Edward Teach, a pirate (Wikimedia Commons)

Edward Teach, a pirate (Wikimedia Commons)

[30 Apr 1700] This day one Mr. Hardwick who calls himselfe English Consull begann to show himselfe suspitious that we might be Pirates, and told me the Governour had promised to detain us, till wee had acquitted our Selves to him, wch. my two Commissions and Subsequient orders woud not doe though he had noe objection against them

[1 May 1700, extract] Mr. Harwick took two of my Seamen under Examination a part & wrote downe the Account they gave him wch. he told me did agree wth. what I had told him my selfe, wherefore I supposed him Satisfyed, and gott my Wine & other things on Board intending to Saile the next day.

[2 May 1700] Mr. Hardwick pretending further Jealousie [suspicion], desired me to call on him at his house this afternoon, where instead of Business he caused me to be Arrested, and a Portuguese Guard Sett over me whilest he went and Searched my Shipp, wch. he did without ever acquainting me, but finding no Signes of Piracie on Board he came and discharged me of my Guard begging my pardon and Excusing it that what he had Done was to give Satisfaction To the Portuguese who were Jalous of me, as not comprehending my Business

Edmond Halley, not a pirate (© Royal Society (£), RS.9284)

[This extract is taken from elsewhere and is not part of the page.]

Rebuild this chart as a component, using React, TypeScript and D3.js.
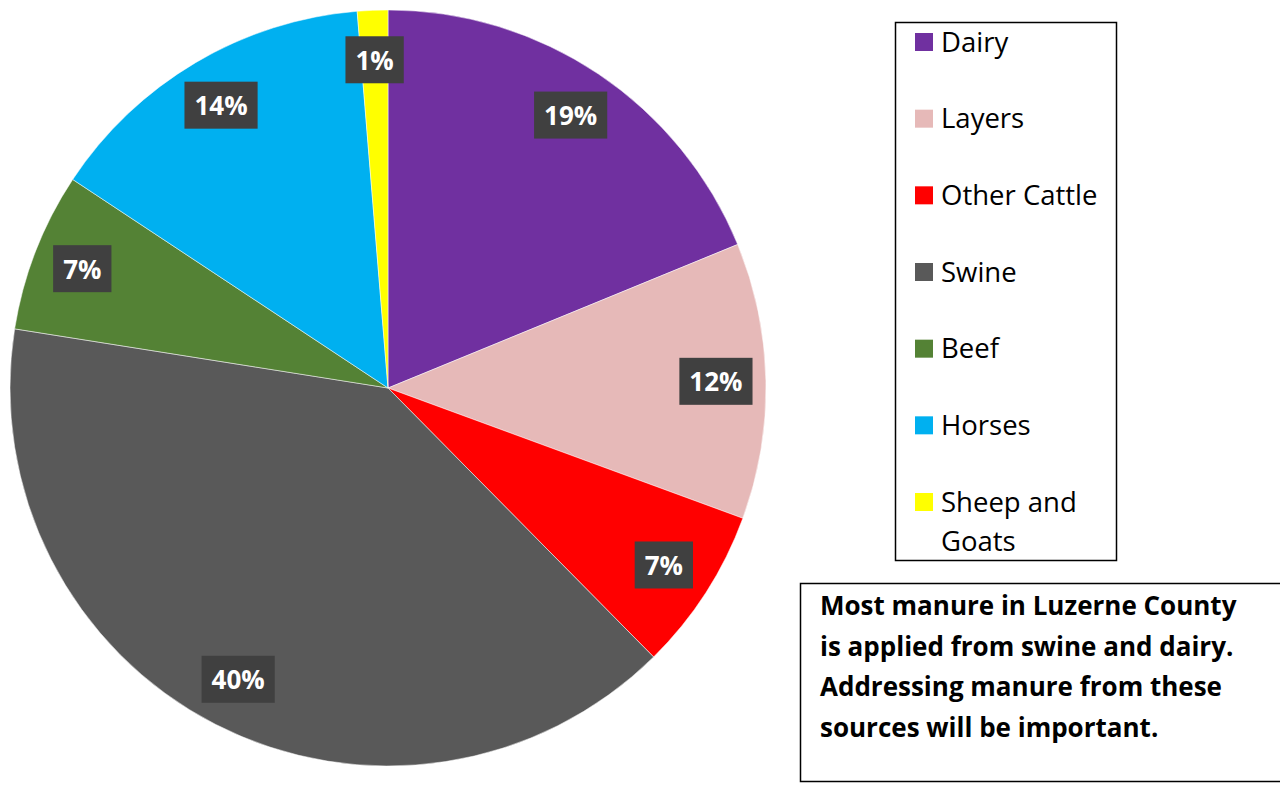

Edmond Halley, not a pirate (© Royal Society (£), RS.9284)

[3 May 1700] The next day resolving to Saile I found the Pilot wou’d not put us out of the Harbour wth.out the Goverours order, wch. I this day obtained, and I was given to understand that Mr. Hardwick had Acted in my Affair wth.out Authority being only impower’d to Act for the Affrican Company, and the Owners of the Shipp Hanniball wch. had been seized there as a Pirate and had no Commission of Consul

Halley will write a little more about this affair in his next letter to the Admiralty, so we’ll return to the matter then, but for now he’s escaped the attentions of the pirate-obsessed rogue consul and is sailing towards the West Indies.

Halley’s Hoggs

Since leaving St Helena, Halley has sailed westwards in search of the islands of Martin Vaz and Trinidad*, an archipelago roughly 1,200km off the east coast of Brazil. They saw the three islands of Martin Vaz on the morning of 14 April 1700 and they reached the larger island of Trinidad (modern Trindade) on the 15th, anchoring on its west side.

They went ashore to look for water, which they quickly found, but then staved some of their cask on the rocky shore as they tried to get them back into the boat. The Paramore had drifted and so they stood further out to sea overnight on the 16th, and on the 17th:

This morning wee moored in 18 fathom on the west Side of the Isle, the north part being ENE, the South part SE, and the high Steep Rock like a Nine-pinn ESE.

Map of Trinidad, c1889 (Wikimedia Commons)

Map of Trinidad (Trindade), c1889. (Wikimedia Commons, click to enlarge)

If you look at the west side of the map above, you can see the Ninepin rock near Bird Island, and a little further round the coast the word ‘cascade’ where they probably obtained their water. The east and north coasts are dangerously rocky, and while boats can land on the west, it’s not hard to imagine them staving their cask on the rocky shore.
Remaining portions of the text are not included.